A US bankruptcy judge has stopped Apple from pursuing claims of patent infringement against Kodak, saying that allowing the action to continue would be 'inappropriate'.
Judge Allan Gropper, who is overseeing Kodak's application for chapter 11 bankruptcy protection, said that Apple couldn't continue its case against Kodak or file a new patent infringement lawsuit relating to digital cameras and printers, Reuters reports.
Earlier this week Kodak lodged its opposition to restarting the case, with Apple wanting to move the litigation to a court in Manhattan for a jury trial.

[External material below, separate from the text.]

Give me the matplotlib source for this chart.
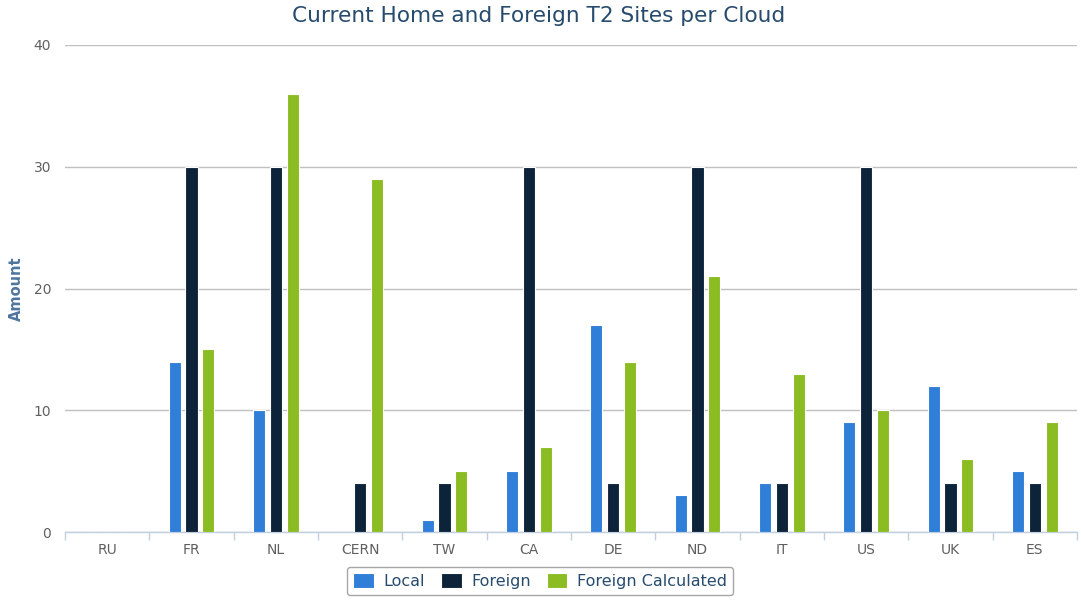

But Judge Gropper said that the case needed to be resolved sooner rather than later in order to enable Kodak to sell its patent portfolio quickly and emerge from bankruptcy. Kodak needs to sell the patents by the end of June under the terms of a loan it has received in order to keep it afloat.
The dispute between Apple and Kodak relates to the ownership of certain patents covering digital cameras and images. Kodak brought a legal action against Apple in January claiming that Apple was infringing four of the patents.
Apple countered Kodak's claims saying that it was in fact the owner of the patents. Apple contends that back in the early 1990s, when the two companies worked together "to explore how the two companies could work together on various projects including commercialization of Apple's digital cameras", it revealed a number of confidential digital camera technologies to Kodak.
At the time, Apple argued that Kodak had agreed to a non-disclosure agreement that also stated that any changes or developments that Kodak made to these technologies remained the property of Apple.
Apple's attourneys have also accused Kodak of using patent litigation as part of its strategy to stave off bankruptcy.